* **YOUR INSTRUCTIONS**
Without the pictures, print the lines running from the beginning of the material to the line containing "import * as", both ends included.

* **MATERIAL**
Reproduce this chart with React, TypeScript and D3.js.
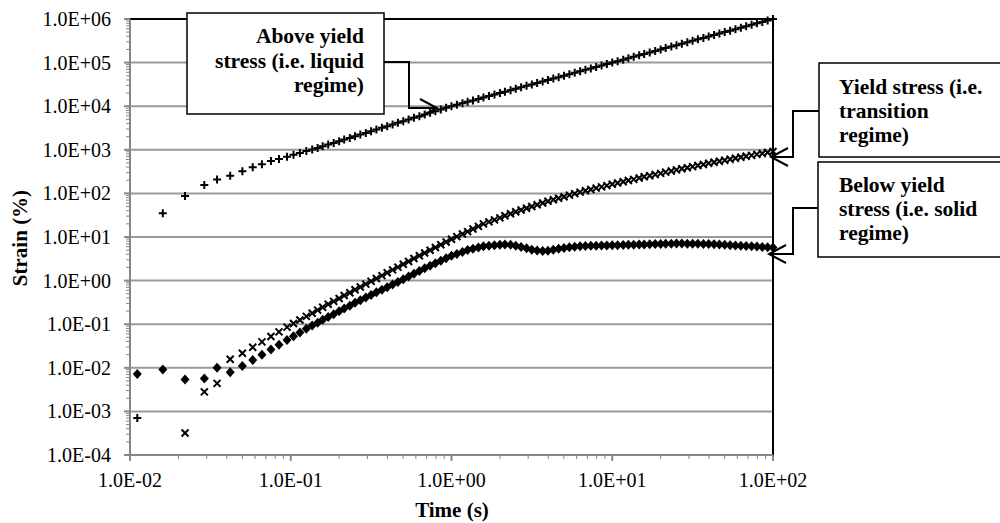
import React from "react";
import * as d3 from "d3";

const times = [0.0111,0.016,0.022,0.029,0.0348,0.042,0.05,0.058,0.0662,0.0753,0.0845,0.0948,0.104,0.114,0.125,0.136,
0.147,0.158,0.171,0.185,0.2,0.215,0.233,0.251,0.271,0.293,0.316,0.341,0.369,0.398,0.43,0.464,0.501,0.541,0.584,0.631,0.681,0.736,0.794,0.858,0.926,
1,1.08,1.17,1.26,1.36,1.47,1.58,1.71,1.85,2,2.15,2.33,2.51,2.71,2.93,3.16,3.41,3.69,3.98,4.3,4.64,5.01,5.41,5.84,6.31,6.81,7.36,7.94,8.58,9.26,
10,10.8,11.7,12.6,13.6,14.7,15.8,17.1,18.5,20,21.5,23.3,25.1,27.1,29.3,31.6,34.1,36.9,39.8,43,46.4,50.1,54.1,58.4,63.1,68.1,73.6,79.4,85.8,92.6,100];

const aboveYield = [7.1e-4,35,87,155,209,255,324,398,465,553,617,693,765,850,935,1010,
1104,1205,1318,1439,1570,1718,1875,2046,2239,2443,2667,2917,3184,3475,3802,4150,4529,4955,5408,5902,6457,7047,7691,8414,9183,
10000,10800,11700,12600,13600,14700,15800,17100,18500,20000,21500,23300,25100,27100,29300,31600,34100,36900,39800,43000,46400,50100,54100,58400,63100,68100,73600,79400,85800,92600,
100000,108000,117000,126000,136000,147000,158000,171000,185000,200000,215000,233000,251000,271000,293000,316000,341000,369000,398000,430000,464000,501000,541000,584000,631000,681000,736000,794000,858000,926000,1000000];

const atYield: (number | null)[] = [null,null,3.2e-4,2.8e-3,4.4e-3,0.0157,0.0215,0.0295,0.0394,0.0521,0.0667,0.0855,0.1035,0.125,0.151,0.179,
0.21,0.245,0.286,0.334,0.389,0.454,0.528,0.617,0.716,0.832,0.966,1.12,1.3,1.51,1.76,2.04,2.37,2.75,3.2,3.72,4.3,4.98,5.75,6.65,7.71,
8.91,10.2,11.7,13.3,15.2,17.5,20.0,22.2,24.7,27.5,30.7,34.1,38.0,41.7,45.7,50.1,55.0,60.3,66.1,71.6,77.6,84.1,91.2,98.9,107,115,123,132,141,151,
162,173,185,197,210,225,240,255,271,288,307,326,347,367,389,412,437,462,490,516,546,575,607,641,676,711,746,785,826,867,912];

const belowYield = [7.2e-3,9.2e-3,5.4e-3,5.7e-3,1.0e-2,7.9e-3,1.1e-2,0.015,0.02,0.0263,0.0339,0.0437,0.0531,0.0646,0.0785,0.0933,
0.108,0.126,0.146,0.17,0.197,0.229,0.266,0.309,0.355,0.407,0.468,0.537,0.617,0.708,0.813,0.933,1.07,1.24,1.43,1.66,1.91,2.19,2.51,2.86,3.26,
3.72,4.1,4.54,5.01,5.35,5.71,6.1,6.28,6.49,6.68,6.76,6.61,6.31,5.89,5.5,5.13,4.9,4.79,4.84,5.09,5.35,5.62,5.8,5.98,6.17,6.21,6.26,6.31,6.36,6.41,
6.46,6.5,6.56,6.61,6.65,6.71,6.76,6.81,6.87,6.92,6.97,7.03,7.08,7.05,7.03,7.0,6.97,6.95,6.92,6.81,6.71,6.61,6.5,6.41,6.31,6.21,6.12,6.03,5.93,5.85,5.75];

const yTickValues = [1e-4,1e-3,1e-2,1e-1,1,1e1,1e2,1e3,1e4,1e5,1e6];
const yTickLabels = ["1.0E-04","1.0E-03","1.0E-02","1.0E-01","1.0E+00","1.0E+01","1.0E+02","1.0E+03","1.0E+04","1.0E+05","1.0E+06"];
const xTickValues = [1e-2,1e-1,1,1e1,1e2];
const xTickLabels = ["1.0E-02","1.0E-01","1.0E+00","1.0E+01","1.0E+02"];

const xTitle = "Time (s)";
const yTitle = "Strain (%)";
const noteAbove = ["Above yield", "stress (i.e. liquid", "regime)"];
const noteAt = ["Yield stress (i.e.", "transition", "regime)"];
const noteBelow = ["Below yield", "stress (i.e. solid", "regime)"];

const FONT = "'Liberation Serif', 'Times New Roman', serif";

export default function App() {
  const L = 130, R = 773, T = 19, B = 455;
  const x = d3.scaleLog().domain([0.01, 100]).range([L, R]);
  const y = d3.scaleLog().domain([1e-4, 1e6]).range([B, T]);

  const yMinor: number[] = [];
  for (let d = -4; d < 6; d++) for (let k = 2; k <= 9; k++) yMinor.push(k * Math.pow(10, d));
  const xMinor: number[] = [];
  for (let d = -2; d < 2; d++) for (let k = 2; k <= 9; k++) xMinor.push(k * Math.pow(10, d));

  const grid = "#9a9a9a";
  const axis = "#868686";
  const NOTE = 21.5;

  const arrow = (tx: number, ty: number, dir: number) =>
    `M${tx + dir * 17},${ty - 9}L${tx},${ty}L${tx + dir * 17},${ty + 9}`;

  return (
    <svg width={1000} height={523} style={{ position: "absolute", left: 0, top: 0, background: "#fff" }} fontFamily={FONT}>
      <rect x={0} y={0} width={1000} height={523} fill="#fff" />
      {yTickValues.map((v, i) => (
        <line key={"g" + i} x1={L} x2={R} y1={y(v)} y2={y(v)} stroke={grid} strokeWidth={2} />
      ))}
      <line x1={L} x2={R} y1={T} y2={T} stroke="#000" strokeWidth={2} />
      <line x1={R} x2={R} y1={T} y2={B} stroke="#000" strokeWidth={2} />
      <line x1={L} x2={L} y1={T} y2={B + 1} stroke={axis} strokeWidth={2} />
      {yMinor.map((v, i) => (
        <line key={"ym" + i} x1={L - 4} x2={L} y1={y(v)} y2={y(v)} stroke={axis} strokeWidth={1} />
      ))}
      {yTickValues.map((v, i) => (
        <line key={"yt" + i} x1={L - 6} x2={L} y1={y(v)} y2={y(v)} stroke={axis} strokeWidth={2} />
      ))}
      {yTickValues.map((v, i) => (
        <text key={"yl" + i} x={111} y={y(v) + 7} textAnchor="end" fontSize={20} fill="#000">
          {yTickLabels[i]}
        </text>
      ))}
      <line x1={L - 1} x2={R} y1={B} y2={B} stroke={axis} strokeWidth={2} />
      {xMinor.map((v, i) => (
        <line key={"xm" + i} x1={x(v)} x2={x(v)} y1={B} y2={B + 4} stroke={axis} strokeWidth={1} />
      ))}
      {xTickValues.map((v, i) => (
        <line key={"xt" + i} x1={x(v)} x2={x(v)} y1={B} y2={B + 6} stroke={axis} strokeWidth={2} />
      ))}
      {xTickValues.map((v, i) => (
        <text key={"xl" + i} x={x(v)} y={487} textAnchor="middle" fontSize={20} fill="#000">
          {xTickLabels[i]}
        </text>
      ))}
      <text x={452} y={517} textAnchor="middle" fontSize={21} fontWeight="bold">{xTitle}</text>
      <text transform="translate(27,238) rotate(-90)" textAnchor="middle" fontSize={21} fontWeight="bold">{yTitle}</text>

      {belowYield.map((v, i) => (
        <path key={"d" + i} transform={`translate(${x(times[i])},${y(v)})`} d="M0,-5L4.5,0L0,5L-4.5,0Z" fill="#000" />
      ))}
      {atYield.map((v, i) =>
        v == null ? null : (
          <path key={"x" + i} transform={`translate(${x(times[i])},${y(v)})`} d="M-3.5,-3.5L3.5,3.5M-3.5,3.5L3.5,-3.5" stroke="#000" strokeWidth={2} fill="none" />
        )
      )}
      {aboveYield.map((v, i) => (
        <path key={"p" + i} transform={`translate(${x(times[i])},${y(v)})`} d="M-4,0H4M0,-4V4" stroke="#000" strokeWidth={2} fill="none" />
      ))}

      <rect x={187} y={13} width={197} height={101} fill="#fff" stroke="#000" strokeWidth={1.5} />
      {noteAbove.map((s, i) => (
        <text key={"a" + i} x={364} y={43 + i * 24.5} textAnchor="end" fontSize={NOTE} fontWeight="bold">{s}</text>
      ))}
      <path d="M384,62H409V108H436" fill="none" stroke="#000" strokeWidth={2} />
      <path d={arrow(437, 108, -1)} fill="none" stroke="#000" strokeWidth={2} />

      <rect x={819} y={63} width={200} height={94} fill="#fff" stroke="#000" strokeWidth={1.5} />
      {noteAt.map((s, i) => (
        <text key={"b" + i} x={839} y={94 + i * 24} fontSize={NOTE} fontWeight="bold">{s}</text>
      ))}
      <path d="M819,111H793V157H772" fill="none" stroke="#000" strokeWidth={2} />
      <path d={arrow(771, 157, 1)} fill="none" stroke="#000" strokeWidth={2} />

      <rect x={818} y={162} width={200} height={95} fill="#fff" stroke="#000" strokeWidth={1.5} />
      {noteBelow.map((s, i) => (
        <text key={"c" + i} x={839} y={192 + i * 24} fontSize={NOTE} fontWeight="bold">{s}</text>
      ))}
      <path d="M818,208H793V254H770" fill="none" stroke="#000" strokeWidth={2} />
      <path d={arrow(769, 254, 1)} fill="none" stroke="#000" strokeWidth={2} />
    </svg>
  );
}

* **TASK RESULT**
Reproduce this chart with React, TypeScript and D3.js.
import React from "react";
import * as d3 from "d3";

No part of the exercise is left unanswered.